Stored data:
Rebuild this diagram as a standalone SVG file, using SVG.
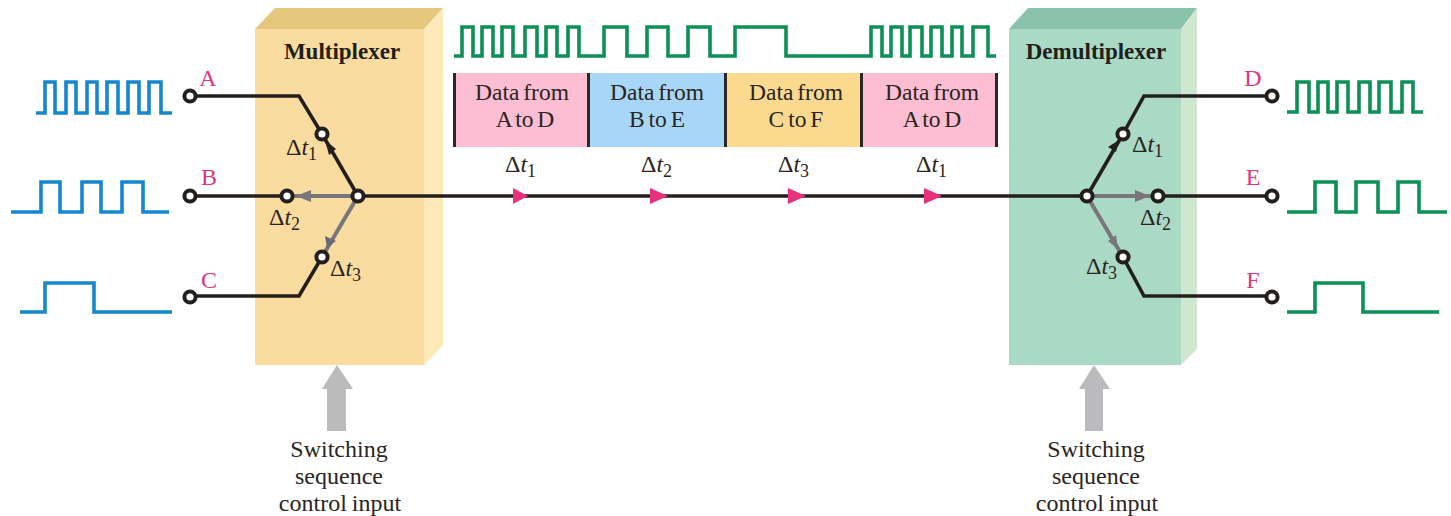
<svg xmlns="http://www.w3.org/2000/svg" width="1451" height="516" viewBox="0 0 1451 516">
<style>
text{font-family:"Liberation Serif","Times New Roman",serif;fill:#2a2522}
.t{font-size:23.5px;text-anchor:middle;word-spacing:-2px}
.c{font-size:24px;text-anchor:middle;word-spacing:-1px}
.h{font-size:23px;font-weight:bold;text-anchor:middle;fill:#221f1a}
.l{font-size:24px;text-anchor:middle;fill:#e0347f}
.d{font-size:24px}
.d .i{font-style:italic}
.d .s{font-size:18px}
.wb{fill:none;stroke:#1487cf;stroke-width:3.6}
.wg{fill:none;stroke:#0c9055;stroke-width:3.6}
.k{fill:none;stroke:#231f1c;stroke-width:3.6}
.g{fill:none;stroke:#77767a;stroke-width:4}
.n{fill:#fff;stroke:#231f1c;stroke-width:4}
.sep{fill:#2a2826}
.pa{fill:#e8307c}
.ga{fill:#bbbbbd}
</style>
<defs>
<g id="tick"><circle r="5.6" class="n"/></g>
</defs>

<g id="multiplexer">
<polygon points="255,29 275,8 443,8 424,29" fill="#e6c77e"/>
<polygon points="424,29 443,8 443,345 424,365" fill="#fde8b8"/>
<rect x="255" y="29" width="169" height="336" fill="#fbdca0"/>
<text class="h" x="342" y="59">Multiplexer</text>
</g>
<g id="demultiplexer">
<polygon points="1009,29 1028,8 1197,8 1181,29" fill="#8ac2ac"/>
<polygon points="1181,29 1197,8 1197,349 1181,365" fill="#cfe6cf"/>
<rect x="1009" y="29" width="172" height="336" fill="#aadac6"/>
<text class="h" x="1096" y="59">Demultiplexer</text>
</g>

<g id="connectors">
<path class="k" d="M190,96H299L322,134"/>
<path class="k" d="M190,196H287"/>
<path class="k" d="M190,296H299L322,257"/>
<path class="k" d="M358,196L322,134"/>
<path class="g" d="M358,196H287"/>
<path class="g" d="M358,196L322,257"/>
<path class="k" d="M358,196H1087"/>
<path class="k" d="M1272,96H1144L1123,134"/>
<path class="k" d="M1272,196H1158"/>
<path class="k" d="M1272,296H1144L1123,257"/>
<path class="k" d="M1087,196L1123,134"/>
<path class="g" d="M1087,196H1158"/>
<path class="g" d="M1087,196L1123,257"/>
<polygon points="325,140 336,149 329,155" fill="#231f1c"/>
<polygon points="296,196 311,190 311,202" fill="#77767a"/>
<polygon points="327,248 325,236 336,241" fill="#686a78"/>
<polygon points="1119,140 1116,152 1108,147" fill="#231f1c"/>
<polygon points="1150,196 1135,190 1135,202" fill="#77767a"/>
<polygon points="1118,249 1108,241 1116,235" fill="#77767a"/>
<polygon class="pa" points="513,188 528,196 513,204"/>
<polygon class="pa" points="650,188 668,196 650,204"/>
<polygon class="pa" points="788,188 806,196 788,204"/>
<polygon class="pa" points="924,188 942,196 924,204"/>
<polygon id="control-mux" class="ga" points="337,365 353,389 346,389 346,431 327,431 327,389 322,389"/>
<polygon id="control-demux" class="ga" points="1094,365 1110,389 1103,389 1103,431 1085,431 1085,389 1079,389"/>
</g>

<g id="waveforms">
<path class="wb" d="M36,113H45V82H55V113H66V82H76V113H87V82H97V113H107V82H118V113H128V82H139V113H149V82H161V113H172"/>
<path class="wb" d="M11,212H41V182H60V212H82V182H101V212H122V182H143V212H169"/>
<path class="wb" d="M20,312H45V283H94V312H172"/>
<path class="wg" d="M454,56H462V27H473V56H482V27H493V56H502V27H513V56H525V27H537V56H546V27H557V56H568V27H579V56H604V27H627V56H647V27H668V56H688V27H710V56H735V27H786V56H871V27H882V56H891V27H902V56H910V27H922V56H931V27H942V56H952V27H962V56H973V27H988V56H996"/>
<path class="wg" d="M1287,112H1297V82H1309V112H1318V82H1328V112H1337V82H1348V112H1359V82H1370V112H1379V82H1391V112H1402V82H1413V112H1423"/>
<path class="wg" d="M1287,212H1315V182H1336V212H1356V182H1378V212H1398V182H1419V212H1447"/>
<path class="wg" d="M1287,312H1315V283H1363V312H1439"/>
</g>

<g id="terminal-A"><use href="#tick" x="190" y="96"/><text class="l" x="208" y="86">A</text></g>
<g id="terminal-B"><use href="#tick" x="190" y="196"/><text class="l" x="209" y="185">B</text></g>
<g id="terminal-C"><use href="#tick" x="190" y="297"/><text class="l" x="209" y="288">C</text></g>
<g id="terminal-D"><use href="#tick" x="1272" y="96"/><text class="l" x="1253" y="86">D</text></g>
<g id="terminal-E"><use href="#tick" x="1272" y="196"/><text class="l" x="1253" y="185">E</text></g>
<g id="terminal-F"><use href="#tick" x="1272" y="297"/><text class="l" x="1253" y="288">F</text></g>

<g id="switch-mux">
<use href="#tick" x="322" y="134"/><use href="#tick" x="287" y="196"/><use href="#tick" x="322" y="257"/><use href="#tick" x="358" y="196"/>
<text class="d" x="286" y="155">Δ<tspan class="i">t</tspan><tspan class="s" dy="5">1</tspan></text>
<text class="d" x="269" y="225">Δ<tspan class="i">t</tspan><tspan class="s" dy="5">2</tspan></text>
<text class="d" x="330" y="276">Δ<tspan class="i">t</tspan><tspan class="s" dy="5">3</tspan></text>
</g>
<g id="switch-demux">
<use href="#tick" x="1123" y="134"/><use href="#tick" x="1158" y="196"/><use href="#tick" x="1123" y="257"/><use href="#tick" x="1087" y="196"/>
<text class="d" x="1132" y="152">Δ<tspan class="i">t</tspan><tspan class="s" dy="5">1</tspan></text>
<text class="d" x="1140" y="225">Δ<tspan class="i">t</tspan><tspan class="s" dy="5">2</tspan></text>
<text class="d" x="1086" y="274">Δ<tspan class="i">t</tspan><tspan class="s" dy="5">3</tspan></text>
</g>

<g id="slot-1"><rect x="453" y="73" width="135" height="74" fill="#fdbdd3"/><rect class="sep" x="453" y="73" width="3" height="74"/><text class="t" x="522" y="100">Data from</text><text class="t" x="525" y="127">A to D</text>
<text class="d" x="505" y="172">Δ<tspan class="i">t</tspan><tspan class="s" dy="5">1</tspan></text></g>
<g id="slot-2"><rect x="587" y="73" width="137" height="74" fill="#a8d6f6"/><rect class="sep" x="587" y="73" width="3" height="74"/><text class="t" x="657" y="100">Data from</text><text class="t" x="657" y="127">B to E</text>
<text class="d" x="641" y="172">Δ<tspan class="i">t</tspan><tspan class="s" dy="5">2</tspan></text></g>
<g id="slot-3"><rect x="724" y="73" width="136" height="74" fill="#fbd98f"/><rect class="sep" x="724" y="73" width="3" height="74"/><text class="t" x="796" y="100">Data from</text><text class="t" x="796" y="127">C to F</text>
<text class="d" x="778" y="172">Δ<tspan class="i">t</tspan><tspan class="s" dy="5">3</tspan></text></g>
<g id="slot-4"><rect x="860" y="73" width="136" height="74" fill="#fdbdd3"/><rect class="sep" x="860" y="73" width="3" height="74"/><rect class="sep" x="995" y="73" width="3" height="74"/><text class="t" x="932" y="100">Data from</text><text class="t" x="932" y="127">A to D</text>
<text class="d" x="916" y="172">Δ<tspan class="i">t</tspan><tspan class="s" dy="5">1</tspan></text></g>

<g id="label-mux-control"><text class="c" x="339" y="457">Switching</text><text class="c" x="339" y="484">sequence</text><text class="c" x="340" y="511">control input</text></g>
<g id="label-demux-control"><text class="c" x="1096" y="457">Switching</text><text class="c" x="1096" y="484">sequence</text><text class="c" x="1097" y="511">control input</text></g>
</svg>
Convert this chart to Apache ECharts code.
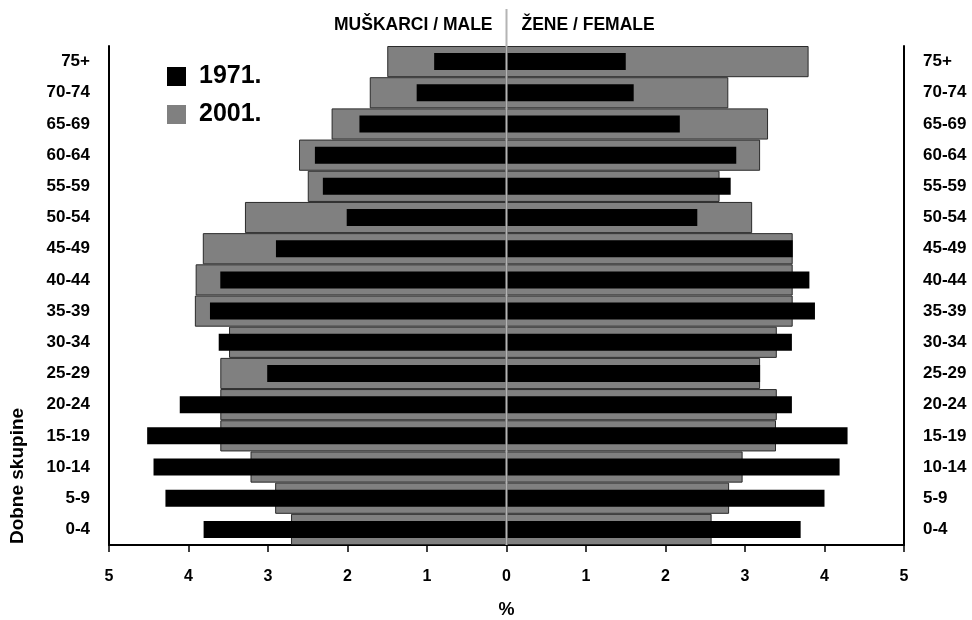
<!DOCTYPE html>
<html>
<head>
<meta charset="utf-8">
<script src="https://cdn.jsdelivr.net/npm/echarts@6/dist/echarts.min.js"></script>
<style>html,body{margin:0;padding:0;background:#fff;}#c{width:972px;height:620px;}</style>
</head>
<body>
<div id="c"></div>
<script>
const ages = ['0-4','5-9','10-14','15-19','20-24','25-29','30-34','35-39','40-44','45-49','50-54','55-59','60-64','65-69','70-74','75+'];
const male1971   = [3.81,4.29,4.44,4.52,4.11,3.01,3.62,3.73,3.60,2.90,2.01,2.31,2.41,1.85,1.13,0.91];
const female1971 = [3.70,4.00,4.19,4.29,3.59,3.19,3.59,3.88,3.81,3.60,2.40,2.82,2.89,2.18,1.60,1.50];
const male2001   = [2.71,2.91,3.22,3.60,3.60,3.60,3.49,3.92,3.91,3.82,3.29,2.50,2.61,2.20,1.72,1.50];
const female2001 = [2.58,2.80,2.97,3.39,3.40,3.19,3.40,3.60,3.60,3.60,3.09,2.68,3.19,3.29,2.79,3.80];
const xTicks = [-5,-4,-3,-2,-1,0,1,2,3,4,5];

const FONT = '"Liberation Sans", Arial, Helvetica, sans-serif';
const chart = echarts.init(document.getElementById('c'), null, {renderer:'canvas'});
const labelStyle = {color:'#000', fontWeight:'bold', fontSize:17, fontFamily:FONT};
const yBase = {
  type:'category', data:ages,
  axisLine:{show:true, onZero:false, lineStyle:{color:'#000', width:2}},
  axisTick:{show:false},
  axisLabel:Object.assign({margin:19}, labelStyle)
};
chart.setOption({
  animation:false,
  backgroundColor:'#fff',
  textStyle:{fontFamily:FONT},
  grid:{left:109, right:68, top:46, bottom:75, containLabel:false, outerBoundsMode:'none'},
  legend:{
    data:['1971.','2001.'], orient:'vertical', left:167, top:64, padding:0,
    itemWidth:19, itemHeight:19, itemGap:13, icon:'rect',
    itemStyle:{borderWidth:0},
    textStyle:{color:'#000', fontWeight:'bold', fontSize:25, fontFamily:FONT, padding:[0,0,0,8]}
  },
  xAxis:{
    type:'value', min:xTicks[0], max:xTicks[xTicks.length-1], interval:1,
    axisLine:{show:true, onZero:false, lineStyle:{color:'#000', width:2}},
    axisTick:{show:true, length:7, lineStyle:{color:'#000', width:1.5}},
    splitLine:{show:false},
    axisLabel:Object.assign({margin:24, formatter:v=>String(Math.abs(v))}, labelStyle, {fontSize:16}),
    name:'%', nameLocation:'middle', nameGap:56,
    nameTextStyle:Object.assign({}, labelStyle, {fontSize:18})
  },
  yAxis:[
    Object.assign({position:'left'}, yBase),
    Object.assign({position:'right'}, yBase)
  ],
  series:[
    {name:'2001.', type:'bar', yAxisIndex:0, stack:'g', barCategoryGap:'0%',
     data:male2001.map(v=>-v),
     itemStyle:{color:'#808080', borderColor:'#2a2a2a', borderWidth:1}},
    {name:'2001.', type:'bar', yAxisIndex:0, stack:'g', barCategoryGap:'0%',
     data:female2001,
     itemStyle:{color:'#808080', borderColor:'#2a2a2a', borderWidth:1}},
    {name:'1971.', type:'bar', yAxisIndex:1, stack:'b', barWidth:17,
     data:male1971.map(v=>-v), itemStyle:{color:'#000'}, z:3},
    {name:'1971.', type:'bar', yAxisIndex:1, stack:'b', barWidth:17,
     data:female1971, itemStyle:{color:'#000'}, z:3}
  ]
});

const x0 = chart.convertToPixel({xAxisIndex:0}, 0);
const yBottom = chart.getHeight() - 75;
chart.setOption({
  graphic:[
    {type:'line', z:100, shape:{x1:x0, y1:9, x2:x0, y2:yBottom},
     style:{stroke:'#b4b4b4', lineWidth:2}},
    {type:'text', z:100, x:x0-14, y:25,
     style:{text:'MUŠKARCI / MALE', align:'right', verticalAlign:'middle', fill:'#000',
            font:'bold 17.5px ' + FONT}},
    {type:'text', z:100, x:x0+15, y:25,
     style:{text:'ŽENE / FEMALE', align:'left', verticalAlign:'middle', fill:'#000',
            font:'bold 17.5px ' + FONT}},
    {type:'text', z:100, x:18, y:476, rotation:Math.PI/2,
     style:{text:'Dobne skupine', align:'center', verticalAlign:'middle', fill:'#000',
            font:'bold 19px ' + FONT}}
  ]
});
</script>
</body>
</html>
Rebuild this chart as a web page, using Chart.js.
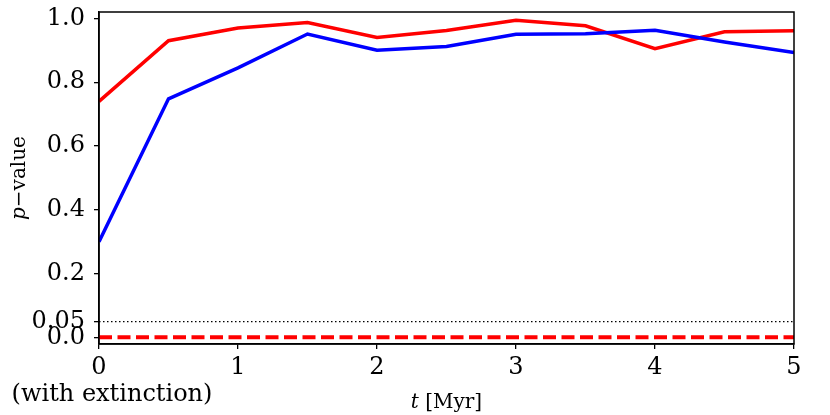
<!DOCTYPE html>
<html lang="en">
<head>
    <meta charset="UTF-8">
    <script src="https://cdn.jsdelivr.net/npm/chart.js"></script>
    <title>p-value vs t</title>
    <style>
        body { margin: 0; background: #fff; }
        #chart { display: block; }
    </style>
</head>
<body>
    <canvas id="chart" width="830" height="415"></canvas>
    <script>
        // time steps [Myr]
        const tValues = [0, 0.5, 1, 1.5, 2, 2.5, 3, 3.5, 4, 4.5, 5];
        const redValues = [0.74, 0.93, 0.97, 0.987, 0.94, 0.962, 0.994, 0.977, 0.905, 0.958, 0.961];
        const blueValues = [0.30, 0.748, 0.845, 0.951, 0.90, 0.912, 0.95, 0.952, 0.963, 0.926, 0.893];
        const redDashedValues = [0.001, 0.001, 0.001, 0.001, 0.001, 0.001, 0.001, 0.001, 0.001, 0.001, 0.001];
        const thresholdX = [0, 5];
        const thresholdValues = [0.05, 0.05];
        const yTickValues = [0, 0.05, 0.2, 0.4, 0.6, 0.8, 1.0];
        const yTickLabels = ['0.0', '0.05', '0.2', '0.4', '0.6', '0.8', '1.0'];
        const xTickValues = [0, 1, 2, 3, 4, 5];

        const serif = '"DejaVu Serif", serif';

        function toPoints(xs, ys) {
            return xs.map((x, i) => ({ x: x, y: ys[i] }));
        }

        // frame + axis titles drawn by hand (italic p and t)
        const extras = {
            id: 'extras',
            afterDraw(chart) {
                const ctx = chart.ctx;
                const a = chart.chartArea;
                ctx.save();
                ctx.strokeStyle = '#000';
                ctx.lineWidth = 1.5;
                ctx.strokeRect(a.left, a.top, a.right - a.left, a.bottom - a.top);

                ctx.fillStyle = '#000';
                ctx.textBaseline = 'alphabetic';

                // x title: "t [Myr]"
                ctx.font = 'italic 20px ' + serif;
                const tW = ctx.measureText('t ').width;
                ctx.font = '20px ' + serif;
                const restW = ctx.measureText('[Myr]').width;
                let x0 = (a.left + a.right) / 2 - (tW + restW) / 2;
                ctx.font = 'italic 20px ' + serif;
                ctx.textAlign = 'left';
                ctx.fillText('t ', x0, 408);
                ctx.font = '20px ' + serif;
                ctx.fillText('[Myr]', x0 + tW, 408);

                // note under the 0 tick
                ctx.font = '24px ' + serif;
                ctx.textAlign = 'center';
                ctx.fillText('(with extinction)', 112, 401);

                // y title: "p−value"
                ctx.translate(25, (a.top + a.bottom) / 2);
                ctx.rotate(-Math.PI / 2);
                ctx.font = 'italic 20px ' + serif;
                const pW = ctx.measureText('p').width;
                ctx.font = '20px ' + serif;
                const vW = ctx.measureText('\u2212value').width;
                const y0 = -(pW + vW) / 2;
                ctx.textAlign = 'left';
                ctx.font = 'italic 20px ' + serif;
                ctx.fillText('p', y0, 0);
                ctx.font = '20px ' + serif;
                ctx.fillText('\u2212value', y0 + pW, 0);
                ctx.restore();
            }
        };

        const ctx = document.getElementById('chart').getContext('2d');
        new Chart(ctx, {
            type: 'line',
            data: {
                datasets: [
                    {
                        label: 'threshold',
                        data: toPoints(thresholdX, thresholdValues),
                        borderColor: '#000',
                        borderWidth: 1.3,
                        borderDash: [1.5, 2.5],
                        pointRadius: 0
                    },
                    {
                        label: 'red dashed',
                        data: toPoints(tValues, redDashedValues),
                        borderColor: '#ff0000',
                        borderWidth: 4,
                        borderDash: [13, 5.5],
                        pointRadius: 0
                    },
                    {
                        label: 'blue',
                        data: toPoints(tValues, blueValues),
                        borderColor: '#0000ff',
                        borderWidth: 3.5,
                        pointRadius: 0
                    },
                    {
                        label: 'red',
                        data: toPoints(tValues, redValues),
                        borderColor: '#ff0000',
                        borderWidth: 3.5,
                        pointRadius: 0
                    }
                ]
            },
            plugins: [extras],
            options: {
                responsive: false,
                animation: false,
                layout: { padding: { top: 12, right: 36, left: 0, bottom: 0 } },
                plugins: {
                    legend: { display: false },
                    tooltip: { enabled: false }
                },
                scales: {
                    x: {
                        type: 'linear',
                        min: 0,
                        max: 5,
                        afterBuildTicks: (scale) => {
                            scale.ticks = xTickValues.map(v => ({ value: v }));
                        },
                        afterFit: (scale) => {
                            scale.height = 71;
                            scale.paddingLeft = 0;
                            scale.paddingRight = 0;
                        },
                        grid: { display: true, drawOnChartArea: false, drawTicks: true, tickLength: 5, color: '#000', lineWidth: 1.3 },
                        border: { display: true, color: '#000', width: 1.5 },
                        ticks: {
                            color: '#000',
                            font: { family: serif, size: 24 },
                            padding: 4,
                            maxRotation: 0,
                            autoSkip: false,
                            callback: (v) => String(v)
                        }
                    },
                    y: {
                        type: 'linear',
                        min: -0.02,
                        max: 1.02,
                        afterBuildTicks: (scale) => {
                            scale.ticks = yTickValues.map(v => ({ value: v }));
                        },
                        afterFit: (scale) => {
                            scale.width = 99;
                            scale.paddingTop = 0;
                            scale.paddingBottom = 0;
                        },
                        grid: { display: true, drawOnChartArea: false, drawTicks: true, tickLength: 5, color: '#000', lineWidth: 1.3 },
                        border: { display: true, color: '#000', width: 1.5 },
                        ticks: {
                            color: '#000',
                            font: { family: serif, size: 24 },
                            padding: 9,
                            autoSkip: false,
                            callback: (v) => {
                                const i = yTickValues.indexOf(v);
                                return i >= 0 ? yTickLabels[i] : '';
                            }
                        }
                    }
                }
            }
        });
    </script>
</body>
</html>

GOAL OF THE EXERCISE: Above are some entries; copy exactly the lines from the line with "Convert this chart to Apache ECharts code." through the line with "const xTicks = [-5,-4,-3,-2,-1,0,1,2,3,4,5];", both included, but none of the pictures.

WORKED ANSWER:
Convert this chart to Apache ECharts code.
<!DOCTYPE html>
<html>
<head>
<meta charset="utf-8">
<script src="https://cdn.jsdelivr.net/npm/echarts@6/dist/echarts.min.js"></script>
<style>html,body{margin:0;padding:0;background:#fff;}#c{width:972px;height:620px;}</style>
</head>
<body>
<div id="c"></div>
<script>
const ages = ['0-4','5-9','10-14','15-19','20-24','25-29','30-34','35-39','40-44','45-49','50-54','55-59','60-64','65-69','70-74','75+'];
const male1971   = [3.81,4.29,4.44,4.52,4.11,3.01,3.62,3.73,3.60,2.90,2.01,2.31,2.41,1.85,1.13,0.91];
const female1971 = [3.70,4.00,4.19,4.29,3.59,3.19,3.59,3.88,3.81,3.60,2.40,2.82,2.89,2.18,1.60,1.50];
const male2001   = [2.71,2.91,3.22,3.60,3.60,3.60,3.49,3.92,3.91,3.82,3.29,2.50,2.61,2.20,1.72,1.50];
const female2001 = [2.58,2.80,2.97,3.39,3.40,3.19,3.40,3.60,3.60,3.60,3.09,2.68,3.19,3.29,2.79,3.80];
const xTicks = [-5,-4,-3,-2,-1,0,1,2,3,4,5];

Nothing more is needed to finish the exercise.